El rostro de las mujeres en los desnudos artísticos, en este sentido, opera como una estrategia que nunca hace del rostro otra cosa que un pasaje al verdadero lugar del deseo. El rostro femenino es una puerta que conduce a un lugar en el que el hombre puede perderse en el uso de los placeres, mas nunca un rostro como el del propio hombre, que cierra todo acceso a su cuerpo, en tanto la gestualidad, el ser persona, lo es todo. El hombre se define como un ser universal en la medida en que su rostro lo individualiza y lo lanza a una equivalencia de rostros. La mujer, en cambio, es la materia, la naturaleza sin rostro en la que el espectador, hombre, puede observar, medir, controlar y también perderse.

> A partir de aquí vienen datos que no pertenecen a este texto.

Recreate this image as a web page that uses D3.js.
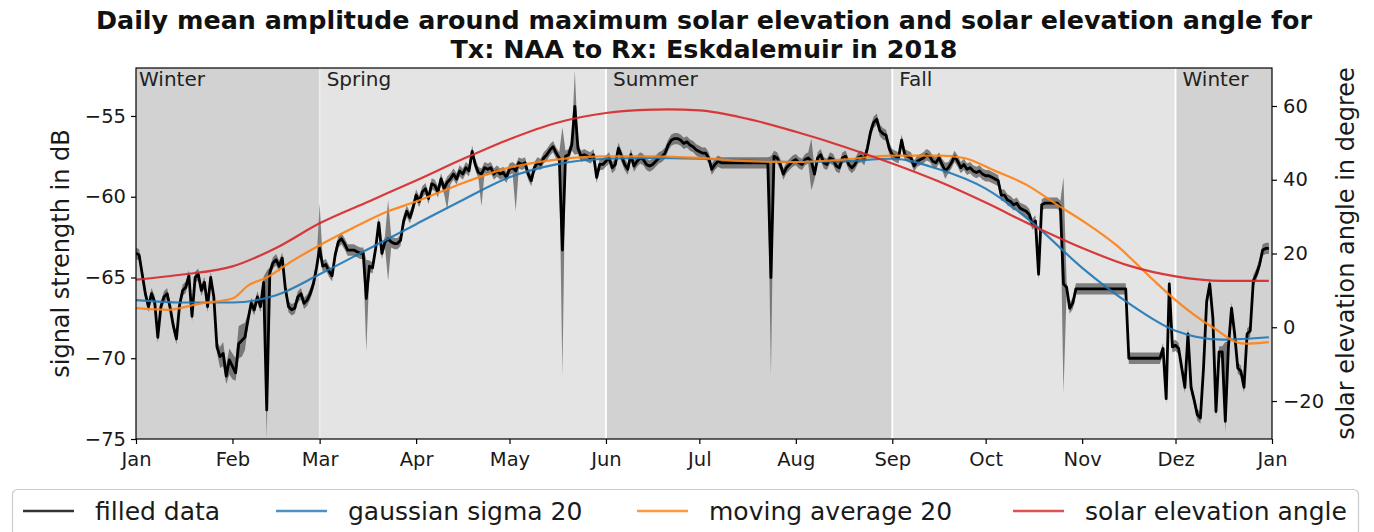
<!DOCTYPE html>
<html>
<head>
<meta charset="utf-8">
<script src="https://cdn.jsdelivr.net/npm/d3@7"></script>
<style>
  body { margin: 0; background: #fff; }
  svg text { font-family: "DejaVu Sans", sans-serif; }
</style>
</head>
<body>
<svg id="chart" width="1374" height="532"></svg>
<script>
// ---- data -----------------------------------------------------------------
const monthTicks  = [0, 31, 59, 90, 120, 151, 181, 212, 243, 273, 304, 334, 365];
const monthLabels = ["Jan", "Feb", "Mar", "Apr", "May", "Jun", "Jul", "Aug", "Sep", "Oct", "Nov", "Dez", "Jan"];

const seasonNames  = ["Winter", "Spring", "Summer", "Fall", "Winter"];
const seasonStarts = [0, 59, 151, 243, 334];
const seasonEnds   = [59, 151, 243, 334, 365];

const signalTicks = [-75, -70, -65, -60, -55];
const angleTicks  = [-20, 0, 20, 40, 60];

// daily signal strength (dB), one value per day of 2018
const filledData = [
  -63.5,-63.6,-64.8,-66.0,-66.8,-66.0,-66.5,-68.7,-66.8,-66.2,
  -66.0,-66.9,-68.0,-68.8,-66.7,-65.8,-65.6,-64.9,-67.4,-65.0,
  -64.8,-65.8,-65.3,-66.8,-65.0,-66.2,-69.3,-69.9,-69.7,-71.1,
  -70.1,-70.5,-70.9,-69.1,-68.9,-68.7,-67.6,-66.6,-67.0,-66.2,
  -66.8,-65.3,-73.2,-64.7,-64.1,-63.9,-64.3,-63.8,-65.7,-66.8,
  -67.0,-66.9,-66.2,-66.0,-66.6,-66.4,-66.0,-65.4,-64.4,-63.2,
  -64.3,-64.2,-64.6,-64.9,-63.6,-62.8,-62.6,-62.9,-63.3,-63.3,
  -63.3,-63.4,-63.5,-63.5,-66.3,-64.3,-64.4,-63.2,-61.6,-63.5,
  -62.8,-62.6,-62.8,-62.9,-62.9,-62.7,-61.5,-60.9,-61.3,-60.7,
  -59.9,-60.3,-59.7,-59.5,-60.1,-59.2,-59.3,-59.7,-58.9,-59.5,
  -59.1,-58.9,-58.6,-58.9,-58.4,-58.6,-58.2,-58.4,-57.2,-58.0,
  -58.5,-58.6,-58.2,-58.3,-58.2,-58.6,-58.4,-58.6,-58.5,-58.8,
  -58.3,-58.2,-58.4,-57.9,-58.0,-57.9,-58.6,-59.0,-58.2,-57.9,
  -58.0,-57.6,-57.4,-57.1,-56.9,-57.3,-57.6,-63.3,-57.5,-57.4,
  -56.8,-54.4,-57.0,-57.5,-57.4,-57.5,-57.6,-57.4,-58.8,-58.0,
  -58.0,-57.8,-57.6,-58.2,-58.0,-57.0,-57.5,-58.0,-58.3,-57.4,
  -58.1,-57.8,-57.6,-57.7,-58.0,-58.1,-58.0,-57.8,-57.6,-57.5,
  -57.3,-56.8,-56.5,-56.4,-56.4,-56.5,-56.7,-56.6,-56.8,-56.9,
  -57.1,-57.2,-57.3,-57.3,-57.6,-58.3,-58.0,-57.8,-57.9,-57.9,
  -57.9,-57.9,-57.9,-57.9,-57.9,-57.9,-57.9,-57.9,-57.9,-57.9,
  -57.9,-57.9,-57.9,-57.9,-65.0,-57.5,-57.6,-58.0,-58.6,-58.2,
  -58.0,-57.8,-57.7,-57.9,-58.0,-57.7,-57.6,-57.8,-58.6,-57.6,
  -57.4,-57.9,-58.0,-57.6,-57.7,-58.1,-58.2,-57.6,-57.5,-58.0,
  -58.2,-58.0,-57.6,-57.5,-57.7,-57.0,-56.0,-55.4,-55.2,-55.9,
  -56.1,-56.2,-57.0,-57.4,-57.5,-57.6,-56.5,-57.4,-57.5,-57.6,
  -58.1,-57.8,-57.7,-57.6,-57.4,-57.5,-57.8,-57.9,-57.6,-58.0,
  -58.4,-58.2,-57.9,-57.5,-57.8,-58.2,-58.0,-58.3,-58.2,-58.4,
  -58.5,-58.4,-58.6,-58.7,-58.7,-58.8,-58.9,-59.0,-59.9,-59.9,
  -60.2,-60.3,-60.5,-60.4,-60.7,-60.8,-60.9,-61.1,-61.7,-61.5,
  -64.8,-60.5,-60.4,-60.4,-60.4,-60.4,-60.4,-60.6,-65.4,-65.6,
  -66.9,-66.6,-65.7,-65.7,-65.7,-65.7,-65.7,-65.7,-65.7,-65.7,
  -65.7,-65.7,-65.7,-65.7,-65.7,-65.7,-65.7,-65.7,-65.7,-70.0,
  -70.0,-70.0,-70.0,-70.0,-70.0,-70.0,-70.0,-70.0,-70.0,-70.0,
  -69.4,-72.5,-65.4,-69.3,-69.2,-69.4,-70.6,-71.8,-68.5,-71.8,
  -72.6,-73.5,-73.7,-70.6,-66.5,-65.4,-67.5,-73.3,-69.6,-69.6,
  -73.9,-69.3,-66.9,-68.5,-70.6,-70.8,-71.8,-68.5,-68.3,-65.2,
  -64.8,-64.2,-63.3,-63.2,-63.2
];

// spread of the raw measurements around the filled series
const bandSpread = 0.35;
const bandDays = [27, 28, 29, 30, 31, 32, 33, 34, 35, 42, 59, 74, 81, 100, 111, 122, 137, 141, 204, 217, 260, 298, 350];
const bandLow  = [-70.6,-70.5,-71.6,-71.0,-71.3,-71.4,-70.0,-69.9,-69.5,-75.0,-63.6,-69.6,-65.2,-60.8,-60.6,-60.9,-71.1,-57.4,-71.1,-59.6,-58.9,-72.2,-74.6];
const bandHigh = [-69.3,-69.0,-70.4,-69.4,-69.7,-70.0,-68.0,-67.9,-67.8,-64.6,-60.4,-63.9,-60.2,-58.9,-58.3,-58.0,-55.7,-52.2,-57.5,-56.4,-57.9,-58.8,-69.0];

// gaussian filtered signal, sigma 20 days
const gaussDays = [0, 15, 31, 45, 59, 75, 90, 105, 120, 135, 151, 166, 181, 196, 212, 227, 243, 258, 273, 288, 304, 319, 334, 349, 364];
const gaussDb   = [-66.4,-66.55,-66.55,-66.1,-64.8,-63.2,-61.7,-60.2,-58.8,-58.0,-57.65,-57.6,-57.65,-57.75,-57.85,-57.8,-57.65,-58.3,-59.5,-61.6,-64.4,-66.6,-68.3,-68.85,-68.7];

// 20 day moving average
const avgDays = [0, 10, 21, 31, 36, 42, 50, 59, 70, 81, 90, 103, 120, 135, 151, 166, 181, 196, 212, 227, 243, 258, 266, 276, 286, 296, 305, 315, 326, 334, 346, 356, 364];
const avgDb   = [-66.9,-67.0,-66.6,-66.3,-65.5,-65.0,-64.0,-63.0,-61.9,-60.9,-60.3,-59.3,-58.2,-57.7,-57.5,-57.5,-57.6,-57.8,-57.85,-57.7,-57.45,-57.45,-57.6,-58.4,-59.25,-60.5,-61.6,-63.0,-65.0,-66.4,-68.1,-69.1,-69.0];

// maximum solar elevation angle (degree)
const solarDays = [0, 15, 31, 45, 59, 75, 90, 105, 120, 135, 151, 166, 171, 181, 196, 212, 227, 243, 258, 273, 288, 304, 319, 334, 349, 364];
const solarDeg  = [12.9, 14.3, 16.5, 21.5, 28.2, 34.2, 39.8, 45.6, 51.0, 55.4, 58.1, 59.0, 59.1, 58.8, 56.6, 53.0, 49.1, 44.4, 39.5, 33.8, 27.6, 21.5, 16.7, 13.8, 12.6, 12.6];

const legendLabels = ["filled data", "gaussian sigma 20", "moving average 20", "solar elevation angle"];
const legendColors = ["#000000", "#1f77b4", "#ff7f0e", "#d62728"];

// ---- layout ---------------------------------------------------------------
const svg = d3.select("#chart");
const plot = { left: 136, right: 1272, top: 68, bottom: 439 };
const TXT = "#1a1a1a";

const x  = d3.scaleLinear().domain([0, 365]).range([plot.left, plot.right]);
const yL = d3.scaleLinear().domain([-75, -52.03]).range([plot.bottom, plot.top]);
const yR = d3.scaleLinear().domain([-30.3, 70.3]).range([plot.bottom, plot.top]);

svg.append("rect").attr("width", 1374).attr("height", 532).attr("fill", "#fff");

svg.append("defs").append("clipPath").attr("id", "plotclip")
  .append("rect")
  .attr("x", plot.left).attr("y", plot.top)
  .attr("width", plot.right - plot.left).attr("height", plot.bottom - plot.top);

// season shading
const seasons = seasonNames.map((n, i) => ({ name: n, start: seasonStarts[i], end: seasonEnds[i], i }));
const shade = svg.append("g");
shade.selectAll("rect").data(seasons).join("rect")
  .attr("x", d => x(d.start)).attr("y", plot.top)
  .attr("width", d => x(d.end) - x(d.start))
  .attr("height", plot.bottom - plot.top)
  .attr("fill", d => (d.name === "Winter" || d.name === "Summer") ? "#d2d2d2" : "#e4e4e4");

shade.selectAll("line").data(seasons.slice(1)).join("line")
  .attr("x1", d => x(d.start)).attr("x2", d => x(d.start))
  .attr("y1", plot.top).attr("y2", plot.bottom)
  .attr("stroke", "#fff")
  .attr("stroke-opacity", d => d.name === "Spring" ? 0.35 : 1)
  .attr("stroke-width", 1.8);

shade.selectAll("text").data(seasons).join("text")
  .attr("x", d => x(d.start) + (d.i === 0 ? 3 : 7))
  .attr("y", 86)
  .attr("font-size", 20)
  .attr("fill", "#222")
  .text(d => d.name);

// data layers
const layers = svg.append("g").attr("clip-path", "url(#plotclip)");

const days = filledData.map((v, i) => i);
const lowArr = filledData.map(v => v - bandSpread);
const highArr = filledData.map(v => v + bandSpread);
bandDays.forEach((d, k) => {
  lowArr[d] = Math.min(lowArr[d], bandLow[k]);
  highArr[d] = Math.max(highArr[d], bandHigh[k]);
});

layers.append("path")
  .datum(days)
  .attr("d", d3.area().x(d => x(d)).y0(d => yL(lowArr[d])).y1(d => yL(highArr[d])))
  .attr("fill", "#3c3c3c").attr("fill-opacity", 0.6);

layers.append("path")
  .datum(days)
  .attr("d", d3.line().x(d => x(d)).y(d => yL(filledData[d])))
  .attr("fill", "none").attr("stroke", "#000").attr("stroke-width", 2.8)
  .attr("stroke-linejoin", "round");

const smooth = (xs, ys, sy) => d3.line().curve(d3.curveMonotoneX)
  .x((d, i) => x(xs[i])).y((d, i) => sy(ys[i]))(ys);

layers.append("path").attr("d", smooth(gaussDays, gaussDb, yL))
  .attr("fill", "none").attr("stroke", legendColors[1]).attr("stroke-width", 2.2).attr("stroke-opacity", 0.9);
layers.append("path").attr("d", smooth(avgDays, avgDb, yL))
  .attr("fill", "none").attr("stroke", legendColors[2]).attr("stroke-width", 2.2).attr("stroke-opacity", 0.9);
layers.append("path").attr("d", smooth(solarDays, solarDeg, yR))
  .attr("fill", "none").attr("stroke", legendColors[3]).attr("stroke-width", 2.2).attr("stroke-opacity", 0.9);

// axes
const minus = v => (v < 0 ? "\u2212" + Math.abs(v) : String(v));
function styleAxis(g) {
  g.select(".domain").remove();
  g.selectAll(".tick line").attr("stroke", "#000").attr("stroke-width", 1.2);
  g.selectAll(".tick text").attr("fill", TXT).attr("font-size", 19.5)
    .attr("font-family", "DejaVu Sans, sans-serif");
}

svg.append("g").attr("transform", `translate(0,${plot.bottom})`)
  .call(d3.axisBottom(x).tickValues(monthTicks).tickFormat((d, i) => monthLabels[i]).tickSize(5).tickPadding(8))
  .call(styleAxis);

svg.append("g").attr("transform", `translate(${plot.left},0)`)
  .call(d3.axisLeft(yL).tickValues(signalTicks).tickFormat(minus).tickSize(5).tickPadding(5))
  .call(styleAxis);

svg.append("g").attr("transform", `translate(${plot.right},0)`)
  .call(d3.axisRight(yR).tickValues(angleTicks).tickFormat(minus).tickSize(5).tickPadding(6))
  .call(styleAxis);

svg.append("rect")
  .attr("x", plot.left).attr("y", plot.top)
  .attr("width", plot.right - plot.left).attr("height", plot.bottom - plot.top)
  .attr("fill", "none").attr("stroke", "#000").attr("stroke-width", 1.2);

// axis titles
svg.append("text")
  .attr("transform", `translate(69,${(plot.top + plot.bottom) / 2}) rotate(-90)`)
  .attr("text-anchor", "middle").attr("font-size", 24).attr("fill", TXT)
  .text("signal strength in dB");

svg.append("text")
  .attr("transform", `translate(1354,${(plot.top + plot.bottom) / 2}) rotate(-90)`)
  .attr("text-anchor", "middle").attr("font-size", 24).attr("fill", TXT)
  .text("solar elevation angle in degree");

// title
const title = svg.append("text").attr("text-anchor", "middle").attr("font-weight", "bold")
  .attr("font-size", 25.4).attr("fill", "#111");
title.append("tspan").attr("x", (plot.left + plot.right) / 2).attr("y", 29)
  .text("Daily mean amplitude around maximum solar elevation and solar elevation angle for");
title.append("tspan").attr("x", (plot.left + plot.right) / 2).attr("y", 58)
  .text("Tx: NAA to Rx: Eskdalemuir in 2018");

// legend
const lg = svg.append("g");
lg.append("rect").attr("x", 12.5).attr("y", 489.5).attr("width", 1346).attr("height", 46)
  .attr("rx", 5).attr("fill", "#fff").attr("stroke", "#cccccc").attr("stroke-width", 1.2);
const legendTextX = [95, 348, 709, 1085];
legendLabels.forEach((lab, i) => {
  lg.append("line")
    .attr("x1", legendTextX[i] - 72).attr("x2", legendTextX[i] - 21)
    .attr("y1", 511).attr("y2", 511)
    .attr("stroke", legendColors[i]).attr("stroke-width", 2.6)
    .attr("stroke-opacity", 0.8);
  lg.append("text").attr("x", legendTextX[i]).attr("y", 520)
    .attr("font-size", 25).attr("fill", TXT).text(lab);
});
</script>
</body>
</html>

Habría que ver con cuidado esta supuesta potencia del rostro. Tal vez la Friné de Gérôme podría indicar una interpretación diferente (por supuesto involuntaria por parte del artista). Hoy frente a la idea de transparencia que tanto grita el capitalismo contemporáneo, los rostros han pasado a ser justamente el lugar en el que se deposita una metafísica de la persona. La parametrización de millones de rostros incluidos en bases de datos gigantescos, destinados a los análisis y controles más diversos por parte de la policía y procesados por inteligencia artificial, pueden hacer más que nunca valedero el gesto de Friné, que frente a la imposición de desnudez para mostrar su inocencia, tapa su rostro y se muestra efectivamente en toda su belleza-potencia, la de no tener cara sino cuerpo, de no ser ni individual ni universal (extremos en los que se mueve lo masculino), sino verdaderamente ejemplar, un cuerpo singular entre otros cuerpos.

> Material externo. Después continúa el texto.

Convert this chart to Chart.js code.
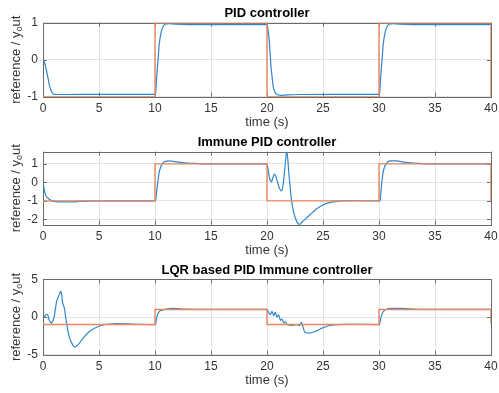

El gesto fundamental de Friné es el de evadir el rostro para abrirse a la potencia del cuerpo, desarmando con ella el derecho. Frente a un rostro el poder del derecho puede actuar, controlar. El rostro es el lugar de lo humano por excelencia, porque en él se cree ver el alma, pero ésta en realidad fluye y escapa por el resto del cuerpo, como bien lo saben los cínicos modernos. También en el rostro aparecen resistencias, claro está, incluso (y sobre todo) microgestos, que pasan imperceptibles frente al poder. Pero sobre él se vuelca una máquina de control ya sin precedentes. Hoy los jueces buscan sobre todo los rostros. Por doquier se promulgan legislaciones que impiden el uso de capuchas entre los manifestantes de las protestas o prohiben esconder el rostro femenino en un nikab. Asimismo, frente a la pandemia del Covid-19 , los gobiernos han sido dubitativos en promover el uso de mascarillas, enfrentándose a una extrema derecha -a veces curiosamente respaldada en argumentos por pensadores críticos de las tecnologías de control- que sale a las calles a protestar en nombre de una supuesta libertad reflejada en el rostro.

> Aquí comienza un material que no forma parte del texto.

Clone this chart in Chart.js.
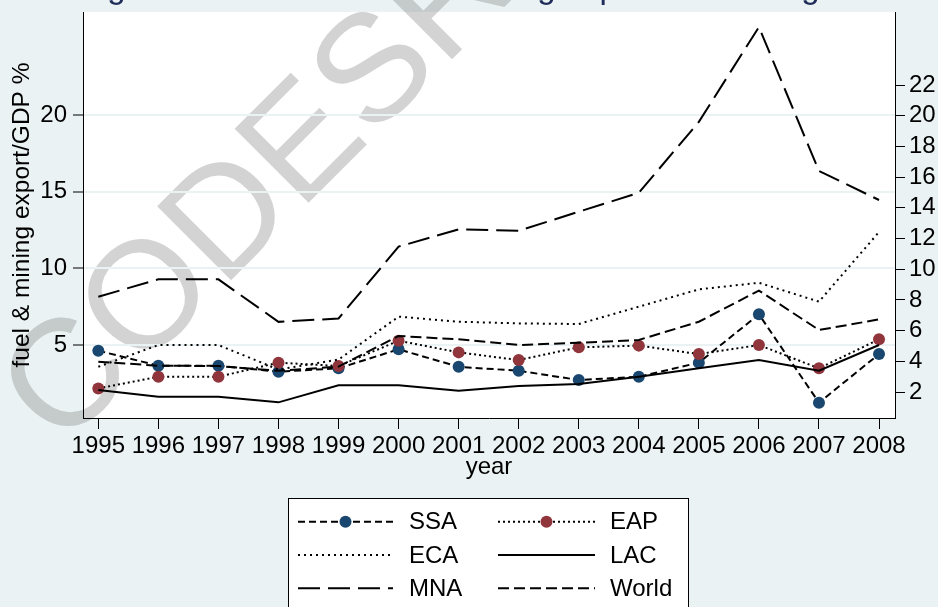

Hoy, como Friné, tal vez sea verdaderamente subversivo no mostrar tanto el rostro como la potencia de los cuerpos, no importa si vestidos o no, de cualquier manera, la desnudez con la que con tanto ahínco se ha pintado el cuerpo femenino no es otra cosa que la vestimenta con la que los hombres forman su propio deseo de conquista sobre la naturaleza. Como en la Friné de Gérôme, la potencia de los cuerpos reside en lo que esconde un cuerpo que se muestra desnudo frente a los jueces. Una potencia absoluta que ninguno de ellos puede ver.